When I handed my daughter the car keys and agreed to 50 hours of behind-the-wheel training, I said goodbye to soothing strings and those NPR-announcing horns and hello to a headache. Mainstream radio DJs are constantly SCREAMING at us on our way to school now, in those raspy smoker’s voices that make the girls sound like they’re 60 and wearing too much eyeliner, and in those short choppy sentences that end so abruptly you’d think they were shot dead. Might I remind you that it’s early. In the morning. They bark out too many words with hard consonant sounds and party as a verb and booty and rack and Jello-O shots. I am being asked to come down to the (Fill in the blank with a bar name) tonight and party with people who can still stay up past 10 o’clock. As if.
Carl Kasell, where are you? I’ll be back. I’m just taking a 50-hour break.
When I was in high school and in control of my mom’s white Nova’s radio, we listened exclusively to WHOT, 1330 on the AM dial.

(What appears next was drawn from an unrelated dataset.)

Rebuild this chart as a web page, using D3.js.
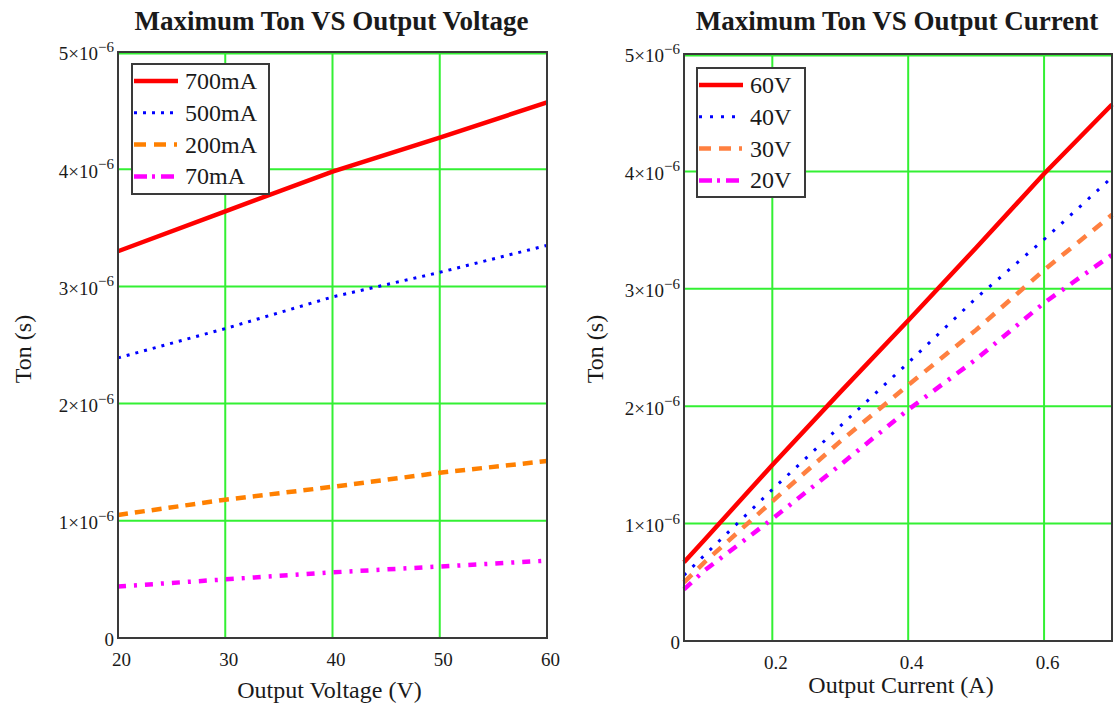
<!DOCTYPE html>
<html><head><meta charset="utf-8">
<script src="https://cdn.jsdelivr.net/npm/d3@7"></script>
<style>
body{margin:0;background:#fff;}
svg{display:block;}
text{font-family:"Liberation Serif","Times New Roman",Times,serif;fill:#1a1a1a;}
</style>
</head><body>
<svg id="c" width="1114" height="704"></svg>
<script>
// ---------- data (Ton values in microseconds, i.e. ×10^-6 s) ----------
const voltages = [20, 30, 40, 50, 60];
const ton700mA = [3.30, 3.64, 3.98, 4.27, 4.57];
const ton500mA = [2.39, 2.64, 2.91, 3.12, 3.35];
const ton200mA = [1.05, 1.18, 1.29, 1.41, 1.51];
const ton70mA  = [0.44, 0.50, 0.56, 0.61, 0.66];

const currents = [0.07, 0.1, 0.2, 0.3, 0.4, 0.5, 0.6, 0.7];
const ton60V = [0.67, 0.86, 1.50, 2.12, 2.73, 3.35, 3.98, 4.57];
const ton40V = [0.56, 0.73, 1.29, 1.83, 2.37, 2.92, 3.42, 3.95];
const ton30V = [0.50, 0.67, 1.19, 1.70, 2.18, 2.65, 3.16, 3.63];
const ton20V = [0.44, 0.60, 1.04, 1.50, 1.97, 2.40, 2.88, 3.29];

const leftSeriesNames  = ["700mA", "500mA", "200mA", "70mA"];
const rightSeriesNames = ["60V", "40V", "30V", "20V"];

const yTickMantissas = [0, 1, 2, 3, 4, 5];      // ×10^-6
const xTicksVoltage  = [20, 30, 40, 50, 60];
const xTicksCurrent  = [0.2, 0.4, 0.6];

// ---------- drawing ----------
const svg = d3.select("#c");
const GRID = "#33f033";
const FRAME = "#3a3a3a";

function panel(cfg) {
  const {x0, x1, yTop, yBot} = cfg;
  const x = d3.scaleLinear().domain(cfg.xDomain).range([x0, x1]);
  const y = d3.scaleLinear().domain([0, 5e-6]).range([yBot, yTop]);
  const g = svg.append("g");

  // grid
  g.append("g").selectAll("line.h").data(yTickMantissas).join("line")
    .attr("x1", x0).attr("x2", x1)
    .attr("y1", d => y(d * 1e-6) + (d === 5 ? 1.5 : 0))
    .attr("y2", d => y(d * 1e-6) + (d === 5 ? 1.5 : 0))
    .attr("stroke", GRID).attr("stroke-width", 2);
  g.append("g").selectAll("line.v").data(cfg.xTicks).join("line")
    .attr("x1", d => x(d)).attr("x2", d => x(d))
    .attr("y1", yTop).attr("y2", yBot)
    .attr("stroke", GRID).attr("stroke-width", 2);

  // series
  const line = d3.line().x(d => x(d[0])).y(d => y(d[1] * 1e-6));
  cfg.series.forEach(s => {
    g.append("path")
      .datum(cfg.xValues.map((xv, i) => [xv, s.values[i]]))
      .attr("d", line)
      .attr("fill", "none")
      .attr("stroke", s.color)
      .attr("stroke-width", s.width)
      .attr("stroke-dasharray", s.dash)
      .attr("stroke-linecap", "butt");
  });

  // frame
  g.append("rect").attr("x", x0).attr("y", yTop)
    .attr("width", x1 - x0).attr("height", yBot - yTop)
    .attr("fill", "none").attr("stroke", FRAME).attr("stroke-width", 2);

  // y axis
  const ya = g.append("g").attr("transform", `translate(${x0},0)`)
    .call(d3.axisLeft(y)
      .tickValues(yTickMantissas.map(d => d * 1e-6))
      .tickSize(0).tickPadding(4)
      .tickFormat(d => Math.round(d * 1e6) === 0 ? "0" : Math.round(d * 1e6) + "×10"));
  ya.select(".domain").remove();
  ya.selectAll(".tick text")
    .attr("font-size", 19).attr("dy", "0.42em")
    .attr("fill", "#1a1a1a")
    .each(function(d) {
      if (Math.round(d * 1e6) !== 0) {
        d3.select(this).append("tspan").attr("dy", -8.5)
          .attr("font-size", 15).text("−6");
      }
    });
  ya.attr("font-family", null);

  // x axis
  const xa = g.append("g").attr("transform", `translate(0,${yBot})`)
    .call(d3.axisBottom(x).tickValues(cfg.xTicks).tickSize(0).tickPadding(15)
      .tickFormat(cfg.xFormat));
  xa.select(".domain").remove();
  xa.attr("font-family", null);
  xa.selectAll(".tick text").attr("font-size", 19).attr("dx", 3).attr("fill", "#1a1a1a");

  // titles
  g.append("text").attr("x", (x0 + x1) / 2 - 1).attr("y", 30)
    .attr("text-anchor", "middle").attr("font-size", 27).attr("font-weight", "bold")
    .text(cfg.title);
  g.append("text").attr("x", (x0 + x1) / 2 + cfg.xLabelShift).attr("y", cfg.xLabelY)
    .attr("text-anchor", "middle").attr("font-size", 24).text(cfg.xLabel);
  g.append("text").attr("transform", `translate(${cfg.yLabelX},349) rotate(-90)`)
    .attr("text-anchor", "middle").attr("font-size", 24).text("Ton (s)");

  // legend
  const L = cfg.legend;
  g.append("rect").attr("x", L.x).attr("y", L.y).attr("width", L.w).attr("height", L.h)
    .attr("fill", "#fff").attr("stroke", FRAME).attr("stroke-width", 2);
  cfg.series.forEach((s, i) => {
    const yy = L.y + 17 + i * 31.8;
    g.append("line").attr("x1", L.x + 2).attr("x2", L.x + 2 + L.sample)
      .attr("y1", yy).attr("y2", yy)
      .attr("stroke", s.color).attr("stroke-width", s.width)
      .attr("stroke-dasharray", s.legendDash || s.dash);
    g.append("text").attr("x", L.x + L.textDx).attr("y", yy + 8)
      .attr("font-size", 24).text(s.name);
  });
}

panel({
  x0: 118, x1: 547, yTop: 52, yBot: 638,
  xDomain: [20, 60], xTicks: xTicksVoltage, xValues: voltages,
  xFormat: d => d3.format("d")(d),
  title: "Maximum Ton VS Output Voltage",
  xLabel: "Output Voltage (V)", xLabelY: 698, xLabelShift: -3, yLabelX: 31,
  legend: {x: 132, y: 64, w: 137, h: 130, sample: 44, textDx: 53},
  series: [
    {name: leftSeriesNames[0], values: ton700mA, color: "#ff0000", width: 4.5, dash: null},
    {name: leftSeriesNames[1], values: ton500mA, color: "#0000ff", width: 3, dash: "3,6"},
    {name: leftSeriesNames[2], values: ton200mA, color: "#ff8000", width: 4.5, dash: "10,7", legendDash: "12,8,12,8,3,6"},
    {name: leftSeriesNames[3], values: ton70mA,  color: "#ff00ff", width: 4.5, dash: "8,8,3,8", legendDash: "13,5,3,6,13"}
  ]
});

panel({
  x0: 684, x1: 1112, yTop: 54, yBot: 641,
  xDomain: [0.07, 0.7], xTicks: xTicksCurrent, xValues: currents,
  xFormat: d => d3.format(".1f")(d),
  title: "Maximum Ton VS Output Current",
  xLabel: "Output Current (A)", xLabelY: 693, xLabelShift: 3, yLabelX: 603,
  legend: {x: 697, y: 68, w: 108, h: 129, sample: 44, textDx: 53},
  series: [
    {name: rightSeriesNames[0], values: ton60V, color: "#ff0000", width: 4.5, dash: null},
    {name: rightSeriesNames[1], values: ton40V, color: "#0000ff", width: 3, dash: "3,9", legendDash: "3,8"},
    {name: rightSeriesNames[2], values: ton30V, color: "#ff8040", width: 4.5, dash: "11,9", legendDash: "12,8,12,8,3,6"},
    {name: rightSeriesNames[3], values: ton20V, color: "#ff00ff", width: 4.5, dash: "10,8,3,8", legendDash: "13,5,3,6,13"}
  ]
});
</script>
</body></html>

Youngstown’s Top 40 station was home to Boots Bell (“Yes indeedy doody daddy!”), A.C. McCullough (“Get your rear in gear!”), Casey Martin, Dick Thompson, Jerry Starr and at night, Big Al Night, who was rumored to be just a guy’s voice on a tape. (But weren’t they all?) Also Smoochy Causey, who was actually my friend Terry’s dad but I didn’t know it until he left the station and I was too old to be a DJ groupie. We never knew what any of the dads did for a living, but that one I would have liked to have known. I wonder what the other dads did that we never knew. Drummer for Pink Floyd? Key grip for Paramount? Stunt double for Mannix?
There was an easy listening station for our parents, Stereo 99, which played instrumentals of Perry Como and Andy Williams songs, as if the vocal versions were even too hip. But WHOT wasn’t so bad for an old person. My mom listened to it and never complained when we put it on the car radio. Plus I think even my mom was too with-it for old people radio.
I’ve got about another month and a half before my daughter gets her license. After that, she can drive off, radio blaring, and leave me at home, headache-free and listening to Joshua Bell and Oren Lavie on Pandora.